Harold Barry declined to return telephone calls, and Sam A. Williams, executive vice president of the Portman Companies, refused to comment referring questions to attorneys Dillard and Richard W. Wilson Jr.

Wilson, a partner with Peterson Dillard, says the dispute is simply about property rights.

“Northpark has a right to use and a desire to use those [now abandoned by the county and deeded to Homart] roadways,” says Wilson. “That point was made clear to Homart from the inception.”

Portman-Barry filed suit after the two short roads were closed and barricaded by Homart with wooden rails and barrels.

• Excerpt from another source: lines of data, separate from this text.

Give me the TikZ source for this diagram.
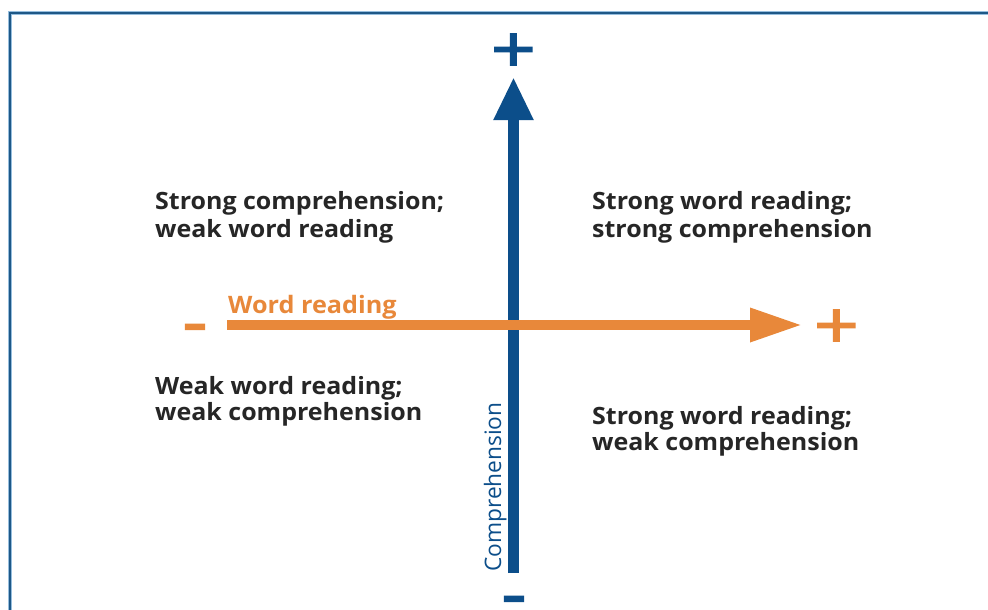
\documentclass[tikz,border=0pt]{standalone}
\usepackage{fontspec}
\setmainfont{Open Sans}
\newfontfamily\quadfont{Open Sans}[FakeStretch=1.05]
\newfontfamily\axisfont{Open Sans}
\newfontfamily\signfont{Open Sans}[FakeStretch=1.23, FakeBold=2.5]
\usetikzlibrary{arrows.meta}

\definecolor{axisblue}{RGB}{12,78,138}
\definecolor{axisorange}{RGB}{232,136,58}
\definecolor{framedark}{RGB}{30,88,135}
\definecolor{framelight}{RGB}{150,190,222}

% minus sign in a tight box centred on the bar
\newcommand{\barminus}{\raisebox{-19pt}[3.5pt][3.5pt]{-}}

\begin{document}
\begin{tikzpicture}[x=1pt, y=-1pt,
	quad/.style={anchor=base west, align=left, inner sep=0pt, text=black!85, font=\quadfont\bfseries\fontsize{23.8}{28}\selectfont},
	sign/.style={inner sep=0pt, font=\signfont\fontsize{64}{64}\selectfont}]
		\clip (0,0) rectangle (988,610);
		\fill[white] (0,0) rectangle (988,610);
		
		% Frame
		\draw[framelight, line width=4.5pt] (10,13) rectangle (1010,640);
		\draw[framedark, line width=2pt] (10,13) rectangle (1010,640);
		
		% Comprehension axis
		\coordinate (cbot) at (513.5,573);
		\coordinate (ctop) at (513.5,77);
		\draw[axisblue, line width=11pt, -{Triangle[length=43pt, width=37pt]}] (cbot) -- (ctop);
		\node[sign, text=axisblue] (cplus) at (513.5,53) {+};
		\node[sign, text=axisblue] (cminus) at (514,597) {\barminus};
		\node[axisblue, rotate=90, anchor=base west, inner sep=0pt, font=\axisfont\fontsize{22.7}{24}\selectfont] (clabel) at (501,572) {Comprehension};
		
		% Word reading axis
		\coordinate (wleft) at (227,325);
		\coordinate (wright) at (802,325);
		\draw[axisorange, line width=9.5pt, -{Triangle[length=52pt, width=32pt]}] (wleft) -- (wright);
		\node[sign, text=axisorange] (wplus) at (836.5,329) {+};
		\node[sign, text=axisorange] (wminus) at (195,325) {\barminus};
		\node[axisorange, anchor=base west, inner sep=0pt, font=\quadfont\bfseries\fontsize{24}{26}\selectfont] (wlabel) at (228,313) {Word reading};
		
		% Quadrants (anchored on the baseline of the last line)
		\node[quad] (ul) at (155,237) {Strong comprehension;\\weak word reading};
		\node[quad] (ur) at (592,237) {Strong word reading;\\strong comprehension};
		\node[quad, font=\quadfont\bfseries\fontsize{23.8}{25.5}\selectfont] (ll) at (155,420) {Weak word reading;\\weak comprehension};
		\node[quad, font=\quadfont\bfseries\fontsize{23.8}{25.5}\selectfont] (lr) at (592,450) {Strong word reading;\\weak comprehension};
		
	\end{tikzpicture}
\end{document}
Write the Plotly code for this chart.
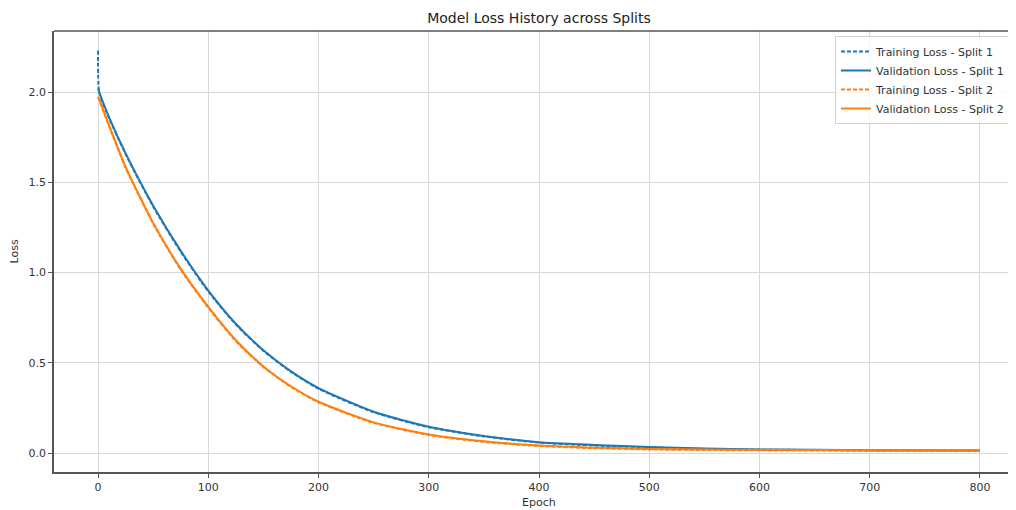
import plotly.graph_objects as go

# Data
epochs = [0, 1, 10, 25, 50, 75, 100, 125, 150, 175, 200, 250, 300, 350, 400, 450, 500, 550, 600, 700, 800]

train_split1 = [2.23, 2.00, 1.855, 1.655, 1.365, 1.115, 0.895, 0.712, 0.566, 0.450, 0.356, 0.226, 0.143, 0.092, 0.058, 0.042, 0.031, 0.023, 0.019, 0.015, 0.013]
val_split1   = [2.02, 2.00, 1.86, 1.66, 1.370, 1.120, 0.900, 0.716, 0.569, 0.452, 0.360, 0.229, 0.146, 0.095, 0.060, 0.045, 0.033, 0.025, 0.020, 0.016, 0.014]
train_split2 = [1.97, 1.955, 1.81, 1.58, 1.270, 1.015, 0.805, 0.620, 0.476, 0.366, 0.281, 0.167, 0.100, 0.062, 0.039, 0.027, 0.020, 0.017, 0.015, 0.013, 0.013]
val_split2   = [1.975, 1.96, 1.815, 1.585, 1.275, 1.020, 0.810, 0.625, 0.480, 0.370, 0.284, 0.170, 0.103, 0.065, 0.042, 0.030, 0.023, 0.020, 0.018, 0.016, 0.016]

x_ticks = [0, 100, 200, 300, 400, 500, 600, 700, 800]
y_ticks = [0.0, 0.5, 1.0, 1.5, 2.0]
y_tick_labels = ["0.0", "0.5", "1.0", "1.5", "2.0"]

BLUE = "#1f77b4"
ORANGE = "#ff7f0e"

# page body has an 8px margin; the figure is offset by (8, 8) in the screenshot
W, H = 1016, 510
L, T, B = 46, 23, 46
PW, PH = W - L, H - T - B

fig = go.Figure()
fig.add_trace(go.Scatter(x=epochs, y=train_split1, mode="lines", name="Training Loss - Split 1",
                         line=dict(color=BLUE, width=2, dash="4px,2px", shape="spline", smoothing=0.6)))
fig.add_trace(go.Scatter(x=epochs, y=val_split1, mode="lines", name="Validation Loss - Split 1",
                         line=dict(color=BLUE, width=2, shape="spline", smoothing=0.6)))
fig.add_trace(go.Scatter(x=epochs, y=train_split2, mode="lines", name="Training Loss - Split 2",
                         line=dict(color=ORANGE, width=2, dash="4px,2px", shape="spline", smoothing=0.6)))
fig.add_trace(go.Scatter(x=epochs, y=val_split2, mode="lines", name="Validation Loss - Split 2",
                         line=dict(color=ORANGE, width=2, shape="spline", smoothing=0.6)))

fig.update_layout(
    width=W, height=H,
    margin=dict(l=L, r=0, t=T, b=B, autoexpand=False),
    paper_bgcolor="white", plot_bgcolor="white",
    font=dict(family="DejaVu Sans", size=11, color="#333333"),
    title=dict(text="Model Loss History across Splits", x=0.5, xref="paper",
               xanchor="center", y=1 - 10 / H, yanchor="middle", font=dict(size=14, color="#222222")),
    showlegend=True,
    legend=dict(x=(827 - L) / PW, xanchor="left", y=(T + PH - 28) / PH, yanchor="top",
                bgcolor="rgba(255,255,255,0.8)", bordercolor="#d0d0d0", borderwidth=1,
                font=dict(size=11, color="#333333"), tracegroupgap=0, itemwidth=30),
    xaxis=dict(range=[-40, 840], tickvals=x_ticks, showgrid=True, gridcolor="#d8d8d8", gridwidth=1,
               zeroline=False, showline=True, linecolor="#555555", linewidth=1.5,
               ticks="outside", ticklen=4, tickcolor="#555555", automargin=False),
    yaxis=dict(range=[-0.105, 2.338], tickvals=y_ticks, ticktext=y_tick_labels, showgrid=True,
               gridcolor="#d8d8d8", gridwidth=1, zeroline=False, showline=True, linecolor="#555555",
               linewidth=1.5, ticks="outside", ticklen=4, tickcolor="#555555", automargin=False),
)

# axis titles placed as annotations for exact positioning
fig.add_annotation(text="Epoch", xref="paper", yref="paper", x=0.5, y=(T + PH - 494) / PH,
                   xanchor="center", yanchor="middle", showarrow=False, font=dict(size=11, color="#333333"))
fig.add_annotation(text="Loss", xref="paper", yref="paper", x=(6 - L) / PW, y=0.5, textangle=-90,
                   xanchor="center", yanchor="middle", showarrow=False, font=dict(size=11, color="#333333"))

# top and right spines
fig.add_shape(type="line", xref="paper", yref="paper", x0=0, x1=1, y0=1, y1=1,
              line=dict(color="#555555", width=1.5))
fig.add_shape(type="line", xref="paper", yref="paper", x0=1, x1=1, y0=0, y1=1,
              line=dict(color="#555555", width=1.5))

fig.write_html("out.html")
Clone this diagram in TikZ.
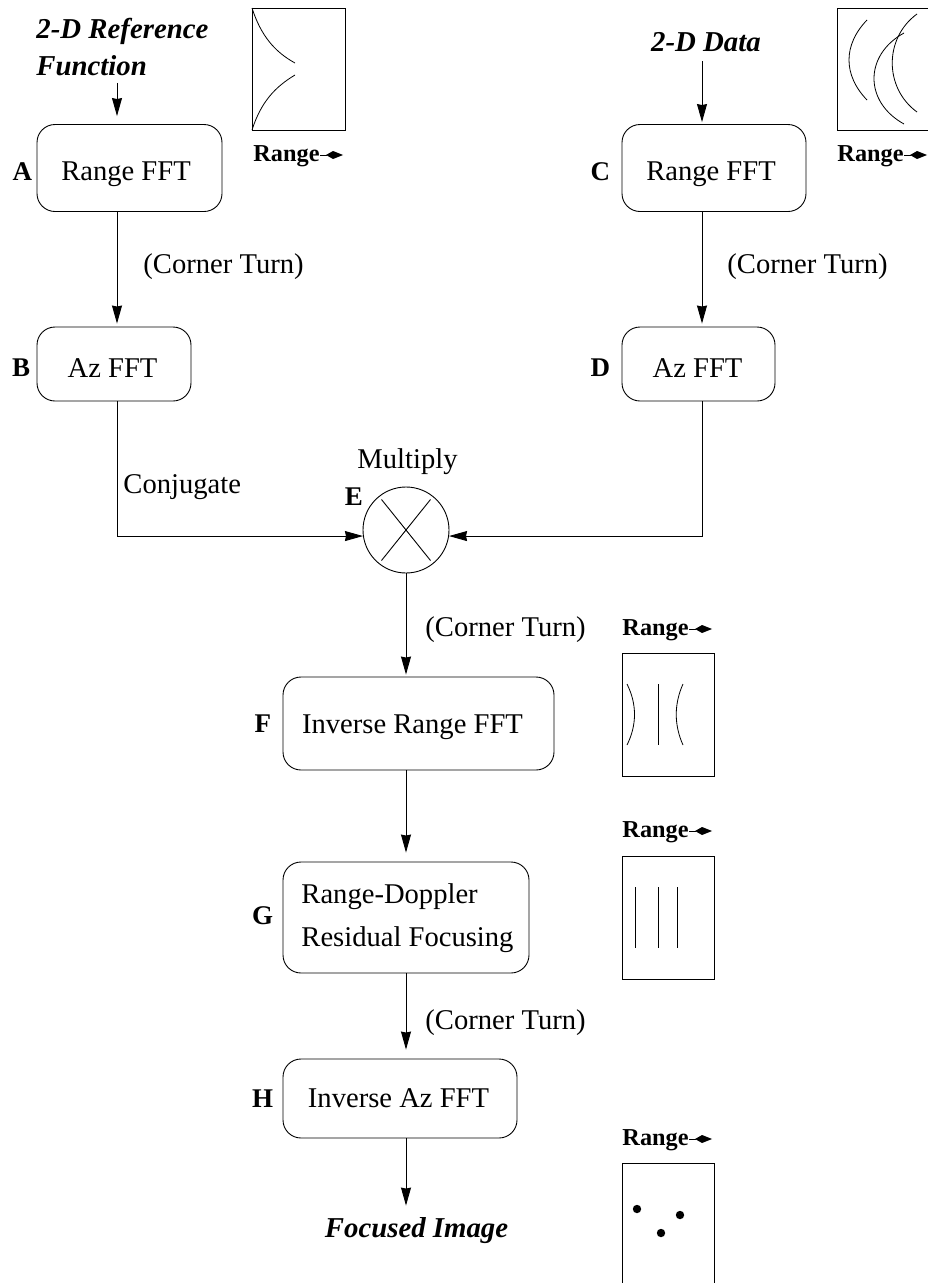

The two houses on the small tracts appear to have been abandoned for some time. But Wilson says one is being renovated and will be used by Northpark for storage.

“Homart has intentionally obstructed the plaintiff’s easement rights and has deprived the Plaintiff of access to the Property over Crestline Road and Crestline Valley Circle, thereby trespassing upon and impairing Northpark’s property right and causing Northpark irreparable harm,” says the suit.

Portman-Barry has not pushed for a temporary restraining order to enjoin Homart from destroying the old roads, but Wilson says it will if Homart apprises Portman-Barry that such demolition is about to begin.

The dispute is pure business, says Homart counsel Hendricks. “It’s not fair to couch this as animosity. There’s just a basic business concern here.”